Reception around the world[edit]

To the Western powers, Japan's victory demonstrated the emergence of a new Asian regional power. With the Russian defeat, some scholars have argued that the war had set in motion a change in the global world order with the emergence of Japan as not only a regional power, but rather, the main Asian power.[89] Rather more than the possibilities of diplomatic partnership were emerging, however. The US and Australian reaction to the changed balance of power brought by the war was mixed with fears of a Yellow Peril eventually shifting from China to Japan.[90] American figures such as W. E. B. Du Bois and Lothrop Stoddard saw the victory as a challenge to western supremacy.[91] This was reflected in Austria, where Baron Christian von Ehrenfels interpreted the challenge in racial as well as cultural terms, arguing that "the absolute necessity of a radical sexual reform for the continued existence of the western races of men has ... been raised from the level of discussion to the level of a scientifically proven fact". To stop the Japanese "Yellow Peril" would require drastic changes to society and sexuality in the West.[92]

Certainly the Japanese success increased self-confidence among anti-colonial nationalists in colonised Asian countries - Vietnamese, Indonesians, Indians and Filipinos - and to those in declining countries like the Ottoman Empire and Persia in immediate danger of being absorbed by the Western powers.[93][94] It also encouraged the Chinese who, despite having been at war with the Japanese only a decade before, still considered Westerners the greater threat.


"We regarded that Russian defeat by Japan as the defeat of the West by the East. We regarded the Japanese victory as our own victory"

ーSun Yat-sen's speech on Pan-Asianism

Even in far-off Tibet the war was a subject of conversation when Sven Hedin visited the Panchen Lama in February 1907.[95] While for Jawaharlal Nehru, then only an aspiring politician in British India, "Japan's victory lessened the feeling of inferiority from which most of us suffered.

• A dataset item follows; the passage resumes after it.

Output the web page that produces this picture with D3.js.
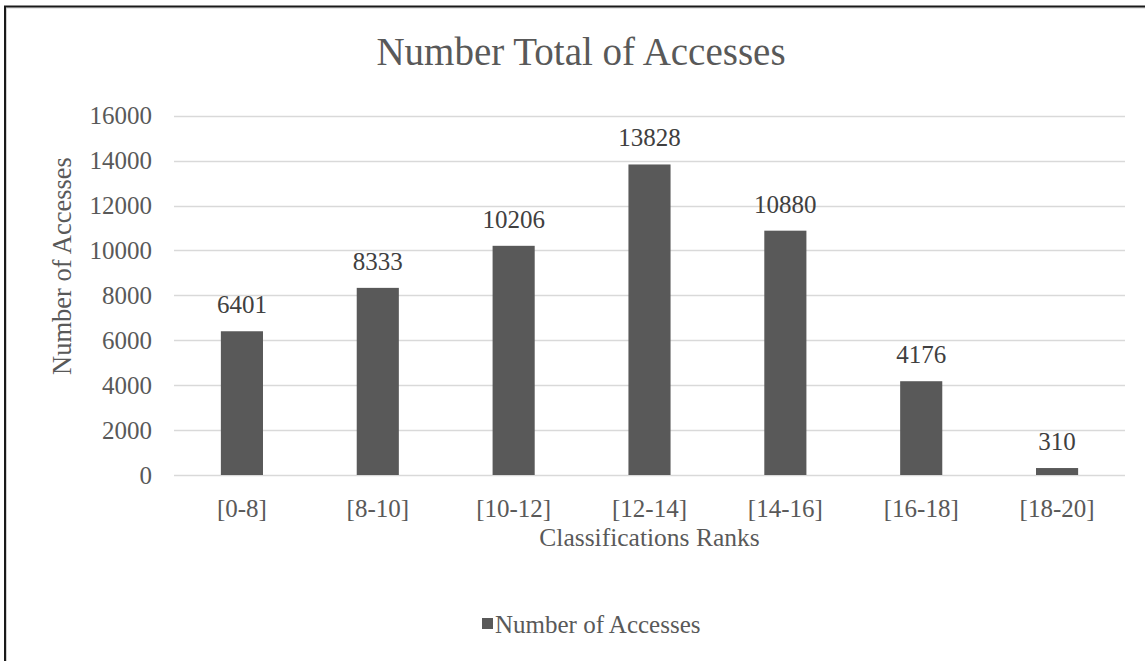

A great European power had been defeated, thus Asia could still defeat Europe as it had done in the past."[96] And in the Ottoman Empire too, the Committee of Union and Progress embraced Japan as a role model.[97]

In Europe, subject populations were similarly encouraged. James Joyce's novel Ulysses, set in Dublin in 1904, contains hopeful Irish allusions as to the outcome of the war.[98] And in partitioned Poland the artist Jozef Mehoffer chose 1905 to paint his "Europa Jubilans" (Europe rejoicing), which portrays an aproned maid taking her ease on a sofa against a background of Eastern artefacts. Painted following demonstrations against the war and Russian cultural suppression, and in the year of Russia's defeat, its subtly coded message looks forward to a time when the Tsarist masters will be defeated in Europe as they had been in Asia.[99]

The significance of the war for oppressed classes as well as subject populations was clear too to Socialist thinkers.


"The Russo-Japanese War now gives to all an awareness that even war and peace in Europe - its destiny - is not decided between the four walls of the European concert, but outside it, in the gigantic maelstrom of world and colonial politics.
And it's in this that the real meaning of the current war resides for social-democracy, even if we set aside its immediate effect: the collapse of Russian absolutism. This war brings the gaze of the international proletariat back to the great political and economic connectedness of the world, and violently dissipates in our ranks the particularism, the pettiness of ideas that form in any period of political calm."

ーRosa Luxemburg, In the Storm, Le Socialiste, May 1?8, 1904 (translator: Mitch Abidor)

It was this realisation of the universal significance of the war that underlines the historical importance of the conflict and its outcome.